虽然他不想参与朝廷里严党和徐党、裕王和景王的那些狗屁倒灶的事,但甭管是谁忽悠的,裕王世子现在是来到了他天津卫,万一出了事,他脱不了干系。
徐党和裕王不用说,肯定要拿他是问,至于严党那边,也不见得有人会为他说话,将他当做替罪羊扔出去的可能性还是挺大的。
“世子爷,倭寇不妨急着剿,天津卫城防不足,恐倭寇来攻,您要不跟我一起守城吧。”
高鸿基一脸真诚,真心相劝。
朱翊镒瞅了一眼老高,心道这人还不错,虽然兵事上差了些,但起码对自己还算不错,遂拍了拍高鸿基的肩膀又道。

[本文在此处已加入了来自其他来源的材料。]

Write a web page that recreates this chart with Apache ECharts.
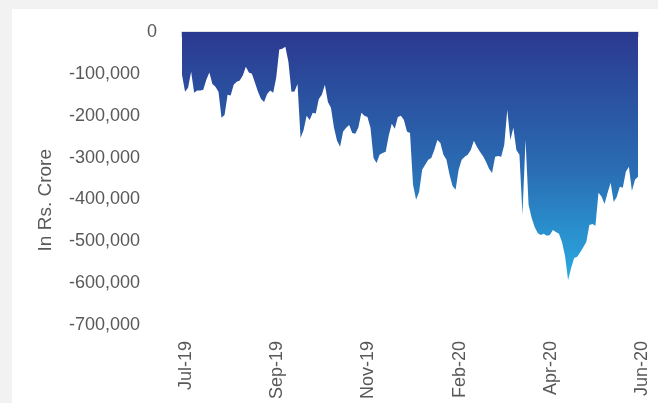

“高巡抚,你好好守城就好,坐等我捷报传来,但有一事你要切记,回城后立即封锁城门,一人也不能放出城去,本世子要给那些倭寇来个奇袭。”
说完,翻身上马,领兵奔塘沽而去。
高鸿基心里那个恨啊,这世子爷一看就是个二傻子,还他妈奇袭,简直就是送菜。
当即回城给皇帝写秘奏,请朝廷赶紧派援军来营救世子,他不想掺和党争,更不想掺和夺嫡之争,只想将这个小二百五全须全影的从天津卫送走。
不过在高鸿基的信使打马奔京城的时候,一人买通了一段城墙的把总,悄悄的顺绳而下,神不知鬼不觉往塘沽而去。